Between 1994 and 2009, Reoch contributed to the human rights dimension of the effort to reach a peace agreement that would bring an end to the decades of civil conflict in Northern Ireland. In 1994, he was asked to facilitate the “Conference on Human Rights, the Northern Ireland conflict and the Peace Process” convened by the Committee on the Administration of Justice (CAJ), Belfast in 1995, as well as serve as the principle facilitator for the CAJ’s Strategic Planning from 1999 to 2009. Following the “Good Friday Agreement”, he was invited to facilitate, in 2000, the Strategic Planning Meetings of the Northern Ireland Human Rights Commission, established under the Belfast Agreement to develop a Bill of Rights.

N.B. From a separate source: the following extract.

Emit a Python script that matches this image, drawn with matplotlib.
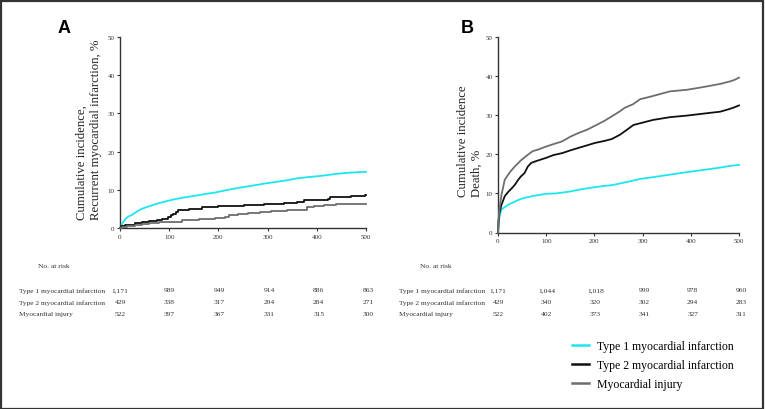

From 1995 to the present, Reoch has served as Chair of the International Working Group on Sri Lanka (IWG), an independent body dedicated to peace, human rights and development in Sri Lanka.
He was formerly the independent chairperson of the NGO Forum on Sri Lanka. The long-term objective of the IWG programme is to support post-war reconciliation, recovery and reform in Sri Lanka. The programme aims to address the root causes of conflict, contribute to a just and sustainable peace, and prevent a return to war. The guiding principle has been to place Sri Lankan domestic civil and political society, human rights defenders, witnesses and victims, at the heart of the planning, strategy and implementation of international advocacy efforts for justice and accountability in Sri Lanka.
In 2015, the newly-elected Prime Minister, Ranil Wickremasinghe, invited the International Working Group to assist in hosting a consultative meeting of key stakeholders in preparing for constitutional reform in the country. A meeting of international experts on constitutional law is being convened together with the Centre for Policy Alternatives (CPA), and the Edinburgh Centre for Constitutional Law (ECCL) of the University of Edinburgh Law School.
Easter Sunday 2019 witnessed the horrific bombing of Christian Churches and international hotels by an extremist cell within Sri Lanka’s Muslim minority. The suicide bombers were apparently directed by Da’esh (ISIS).
The carnage, even in this war-torn island, was inconceivable and the shock was immense. Whatever efforts had been made towards post-war peace and reconciliation received a huge setback with a resurgence of ultra-nationalist sentiment, reflected in a dramatic shift in the country’s politics. The IWG was involved in discussions with the country’s civil society leaders, international organizations and in a fresh exploration of both high-level and local inter-faith efforts that might lay the ground for dialogue, inter-communal harmony and prevent a return to war.